Narayanan suggests that users regularly set aside time to check up on privacy threats and keep track of their online presence.
“I think learning about privacy should be an inherent part about how you learn about new technology, and not some separate sort of thing,” Narayanan says.
He regularly keeps up with new privacy threats and searches to find updates about himself online. Overall, he says, he sets rules about the content he posts, to whom he posts and the photos he is tagged in.
Although the process of protecting personal data may seem cumbersome and overwhelming, Jeschke emphasizes that more protection always offers more defense.
“The data collection that’s happening right now is wide-ranging and hard to track, so unfortunately, you have to be suspicious by habit,” Jeschke says. “If not, marketers and the government may know way more about you than you are comfortable with.”

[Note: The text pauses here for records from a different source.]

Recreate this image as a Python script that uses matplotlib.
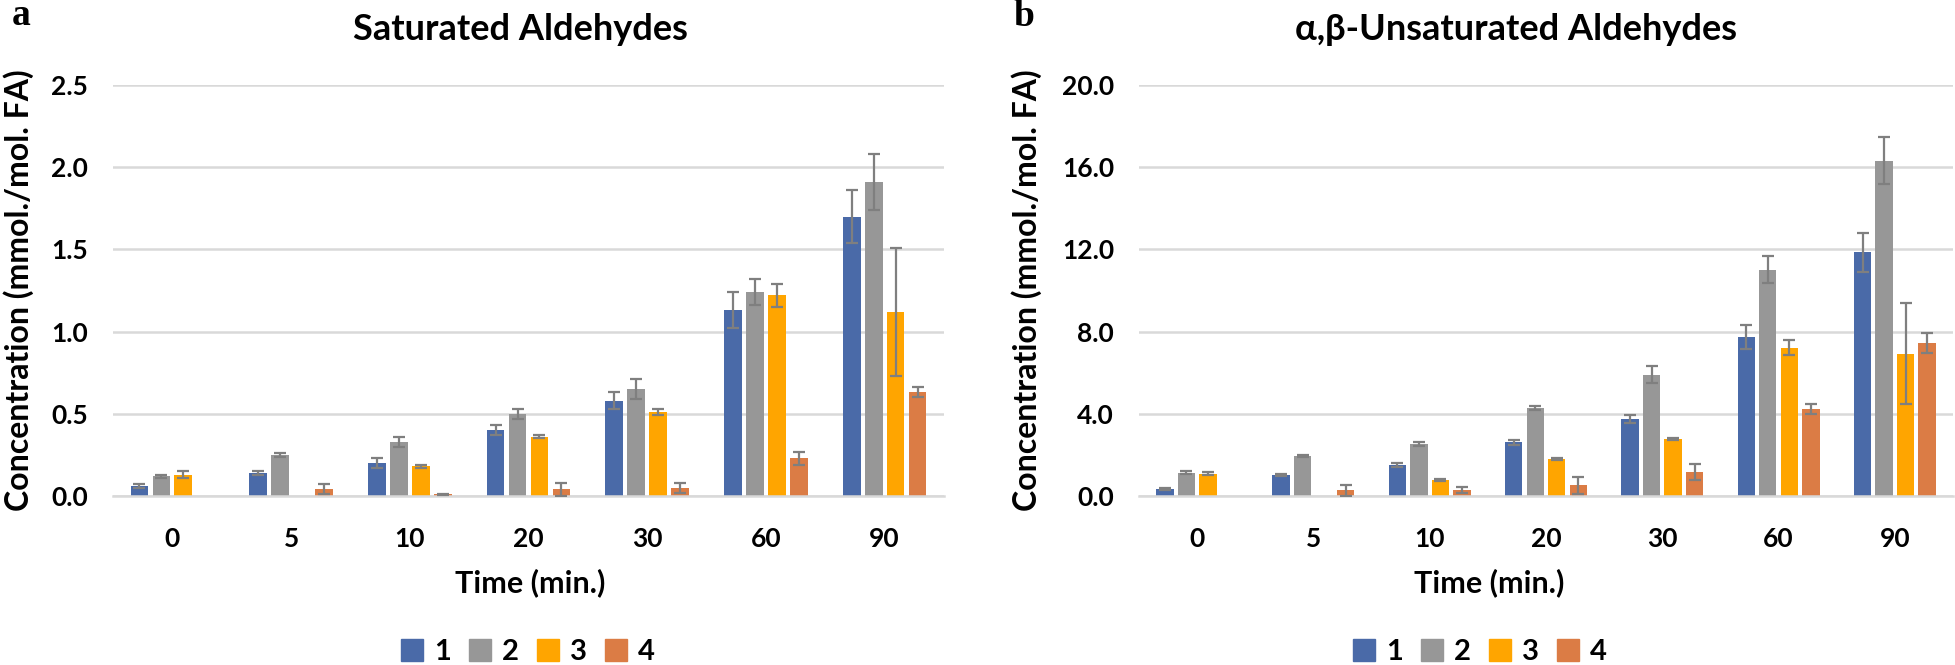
import numpy as np
import matplotlib
matplotlib.use('Agg')
import matplotlib.pyplot as plt
import matplotlib.patches as mpatches
from matplotlib.ticker import FormatStrFormatter

plt.rcParams['font.family'] = ['Lato', 'Noto Sans', 'DejaVu Sans']
plt.rcParams['font.weight'] = 'bold'

# time points (min.) shared by both panels
times = ['0', '5', '10', '20', '30', '60', '90']
series_names = ['1', '2', '3', '4']
colors = ['#4a6aa8', '#979797', '#ffa500', '#db7c45']

# saturated aldehydes, mean and error (mmol./mol. FA)
sat_1 = [0.06, 0.14, 0.20, 0.40, 0.58, 1.13, 1.70]
sat_2 = [0.12, 0.25, 0.33, 0.50, 0.65, 1.24, 1.91]
sat_3 = [0.13, 0.00, 0.18, 0.36, 0.51, 1.22, 1.12]
sat_4 = [0.00, 0.04, 0.01, 0.04, 0.05, 0.23, 0.63]
sat_err_1 = [0.01, 0.01, 0.03, 0.03, 0.05, 0.11, 0.16]
sat_err_2 = [0.01, 0.01, 0.03, 0.03, 0.06, 0.08, 0.17]
sat_err_3 = [0.02, 0.00, 0.01, 0.01, 0.02, 0.07, 0.39]
sat_err_4 = [0.00, 0.03, 0.005, 0.04, 0.03, 0.04, 0.03]

# alpha,beta-unsaturated aldehydes
uns_1 = [0.32, 1.04, 1.49, 2.61, 3.75, 7.73, 11.85]
uns_2 = [1.14, 1.93, 2.55, 4.29, 5.91, 11.02, 16.31]
uns_3 = [1.09, 0.00, 0.80, 1.80, 2.76, 7.22, 6.93]
uns_4 = [0.00, 0.28, 0.28, 0.52, 1.17, 4.24, 7.45]
uns_err_1 = [0.05, 0.05, 0.10, 0.13, 0.20, 0.60, 0.97]
uns_err_2 = [0.08, 0.05, 0.10, 0.10, 0.40, 0.67, 1.14]
uns_err_3 = [0.07, 0.00, 0.05, 0.05, 0.05, 0.36, 2.44]
uns_err_4 = [0.00, 0.27, 0.14, 0.41, 0.40, 0.26, 0.49]

W, H = 1956, 665
fig = plt.figure(figsize=(W / 100, H / 100), dpi=100)


def px(x, y):
    return x / W, 1 - y / H


def panel(rect, vals, errs, ymax, ystep):
    ax = fig.add_axes(rect)
    x = np.arange(len(times))
    slot = 0.185
    for i, (v, e) in enumerate(zip(vals, errs)):
        pos = x + (i - 1.5) * slot
        ax.bar(pos, v, width=0.149, color=colors[i], zorder=2)
        v = np.array(v)
        e = np.array(e)
        m = e > 0
        ax.errorbar(pos[m], v[m], yerr=e[m], fmt='none', ecolor='#7f7f7f',
                    elinewidth=1.6, capsize=4, capthick=1.6, zorder=3)
    ax.set_xlim(-0.5, len(times) - 0.5)
    ax.set_ylim(0, ymax)
    ax.set_yticks(np.arange(0, ymax + ystep / 2, ystep))
    ax.yaxis.set_major_formatter(FormatStrFormatter('%.1f'))
    ax.set_xticks(x)
    ax.set_xticklabels(times)
    ax.grid(axis='y', color='#d9d9d9', linewidth=1.8, zorder=0)
    for s in ['top', 'right', 'left']:
        ax.spines[s].set_visible(False)
    ax.spines['bottom'].set_color('#d9d9d9')
    ax.spines['bottom'].set_linewidth(1.8)
    ax.tick_params(axis='both', length=0, labelsize=19)
    ax.tick_params(axis='y', pad=18)
    ax.tick_params(axis='x', pad=22)
    return ax


bottom = 1 - 496 / H
height = (496 - 85) / H
ax1 = panel([113 / W, bottom, (944 - 113) / W, height],
            [sat_1, sat_2, sat_3, sat_4],
            [sat_err_1, sat_err_2, sat_err_3, sat_err_4], 2.5, 0.5)
ax2 = panel([1139 / W, bottom, (1953 - 1139) / W, height],
            [uns_1, uns_2, uns_3, uns_4],
            [uns_err_1, uns_err_2, uns_err_3, uns_err_4], 20.0, 4.0)

# titles, axis labels, panel letters
fig.text(*px(520, 30), 'Saturated Aldehydes', ha='center', va='center', fontsize=26)
fig.text(*px(1516, 30), 'α,β-Unsaturated Aldehydes', ha='center', va='center', fontsize=26)
ylab = 'Concentration (mmol./mol. FA)'
fig.text(*px(19, 290), ylab, rotation=90, ha='center', va='center', fontsize=23)
fig.text(*px(1027, 290), ylab, rotation=90, ha='center', va='center', fontsize=23)
fig.text(*px(530, 583), 'Time (min.)', ha='center', va='center', fontsize=22)
fig.text(*px(1489, 583), 'Time (min.)', ha='center', va='center', fontsize=22)
fig.text(*px(12, 25), 'a', ha='left', va='baseline', fontsize=27,
         family='Liberation Serif', weight='bold')
fig.text(*px(1013, 26), 'b', ha='left', va='baseline', fontsize=27,
         family='Liberation Serif', weight='bold')

# legends below each panel
handles = [mpatches.Patch(color=c, label=n) for c, n in zip(colors, series_names)]
for cx in [528, 1480]:
    fig.legend(handles=handles, loc='center', bbox_to_anchor=px(cx, 652),
               ncol=4, frameon=False, fontsize=21, handlelength=0.75,
               handleheight=0.75, handletextpad=0.4, columnspacing=0.6,
               borderpad=0, borderaxespad=0)

fig.savefig('out.png', dpi=100)
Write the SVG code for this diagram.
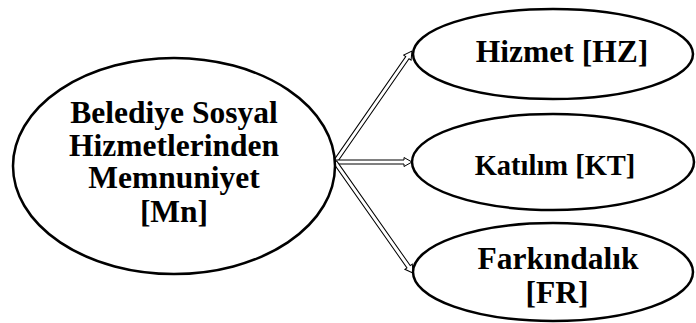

In light of the rather ominous tracking and gathering of personal data, Narayanan reminds users that privacy will continue to exist as technology grows.
“The bottom line is that there really is no evidence at all that privacy is becoming harder, or is going away, and with new technology, we gain the ability to protect our privacy in new ways,” Narayanan says. “With some data collectors, we lose some aspects of privacy, but overall, I think the conclusion is we always move to a new equilibrium. New generations always learn to coevolve with new technologies and adapt to them, and I think that’s what we’re seeing with privacy, as well.”